A Track Record of Bold Moves (and Missteps)
While Ackman’s vision is grand, its success hinges on investor confidence—a factor he has struggled with previously. His 2024 attempt to launch a $25 billion IPO for Pershing Square faced significant headwinds and ultimately failed. He had initially downplayed IPO risks and suggested the fund could achieve a “sustained premium” to its net asset value, comments that Pershing later had to “disclaim.” The fundraising target was dramatically slashed multiple times before the IPO was shelved entirely.

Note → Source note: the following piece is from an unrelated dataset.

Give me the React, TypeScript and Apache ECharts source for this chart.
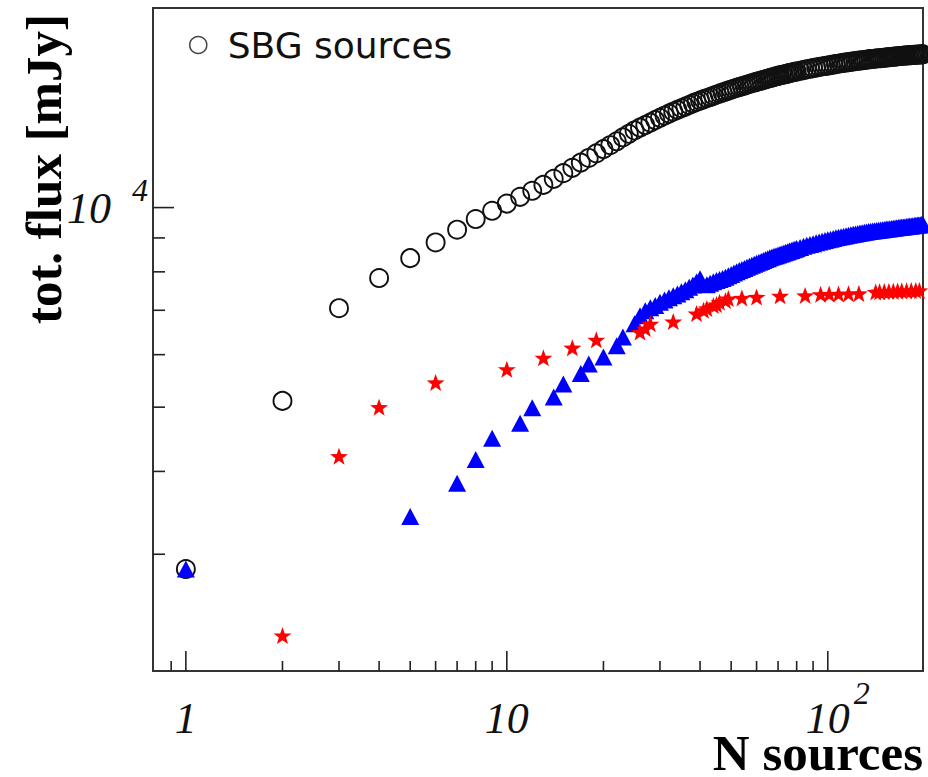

This history underscores the high stakes of the UMG deal. Ackman’s latest attempt to secure permanent capital and solidify his legacy as a Buffett-esque investor will require meticulous execution and a renewed ability to inspire faith among both UMG’s existing shareholders and potential new investors in the merged entity.
The music industry is dynamic, and the financial markets are unforgiving. Bill Ackman’s Universal Music Group play is not just an investment; it’s a carefully orchestrated bid to redefine his fund and his place among the investing legends.